Eleventh, through cash advances and other direct and indirect measures, you tighten up the resolve of the new Indian agents in order to deal with the growing community concerns about the process. You recognize that since this agreement has constitutional protection it needs the informed consent of the membership of the people of the nation. It cannot be a decision of the chief and the council to sign away the Northern Flood Agreement. You recognize that the committee will need to vote yes in a formal referendum in order to manoeuvre legally around the agreement's constitutional protection.

Twelfth, you actively encourage the First Nation leadership to offer individual $1,000 per capita payouts on every man, woman and child on the condition that the outcome of the vote is positive. With 60 per cent, 70 per cent, 80 per cent unemployment and a huge dependence on social assistance, I think the intention is quite clear. It is the Department of Indian Affairs and Northern Development that I am speaking about. It is the Government of Canada.
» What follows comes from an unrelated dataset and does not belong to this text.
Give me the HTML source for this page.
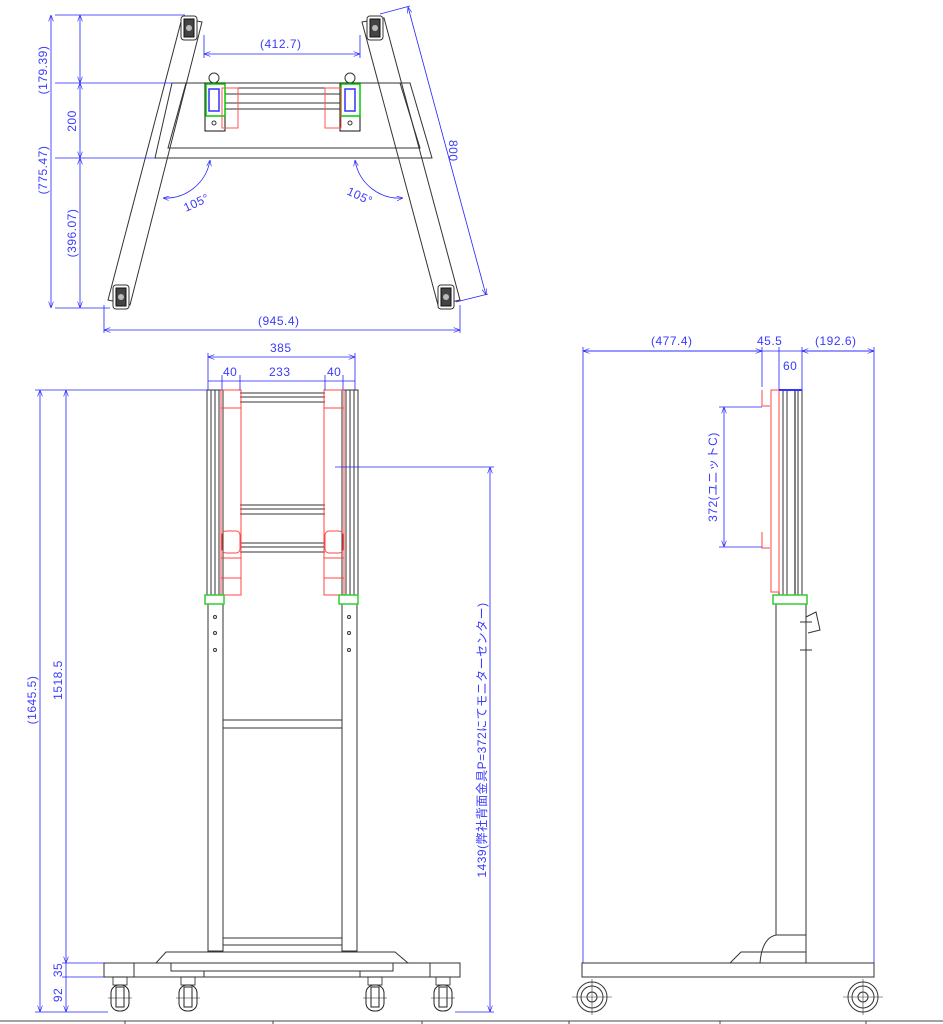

Thirteenth, support the leadership as much as possible in the referendum process in order to garner the desired results. Hold a subsequent referendum if the results of that first referendum come up short. In fact, change the rules. Make it easier the second time, less than two months after the first time. You make it easier for the outcome of the vote to be yes. You take away any kind of special or important thresholds that were felt important to have in the beginning to ensure that the decision was clear. You then lower the bar on it so that you can get your desired result, less than two months after the first referendum result fails to achieve the required terms. That is what the Department of Indian Affairs and Northern Development did. They administered this process. While all this was happening with the referendum process, the federal government was before the Supreme Court of Canada arguing the case of Quebec's secession and saying that a referendum is not a formal mechanism for constitutional change. You talked about the wrongdoing of subsequent referenda. You talked about the importance of fairness to make sure that all the information is out to Quebecers, anglophones and francophones. Canada used strong-armed, firm principles. Canada was sucking and blowing with the Supreme Court of Canada. At the same time they were before the Supreme Court of Canada dealing with Quebec's secession, they were in Norway House. They were overseeing a second referendum and changing the rules to garner their results.

I wish to refer to the testimony of Peter Russell. I am guessing that everyone has heard of him. He also appeared before the Standing Senate Committee on Aboriginal Peoples in March of 1988. I would also refer to Mr. Jackson's letter to the officials at the Department of Indian Affairs and Northern Development. Mr. McKay has a copy of that and he can provide it to you. The destruction of a treaty and Canada's policy -- in this case the treaty is the Northern Flood Agreement and the First Nation people affected by it are the Norway House Cree Nation -- is no different than anything that has happened in the past and it is probably no different than the things that will happen in the future.

In conclusion, I wish to deal with the issue of the NFA as a treaty. Although reputable people have come forward from the legal profession and other areas and have said that the Northern Flood Agreement is clearly a treaty, the government pretends that it is not. No one comes forward and puts their reputation on the line and says that it is not, because they cannot do so. Throughout this entire process, including a few minutes with the Standing Committee on Aboriginal Affairs in March of 1988 and a few minutes with department officials from Indian Affairs some time ago, no one has wanted to address that issue and bring it out in the open. Yet you are being asked to pass this quickly and to not address the question of treaty rights. You are being asked to move this quickly because an election is being called on Sunday and this must go through to become law in Canada.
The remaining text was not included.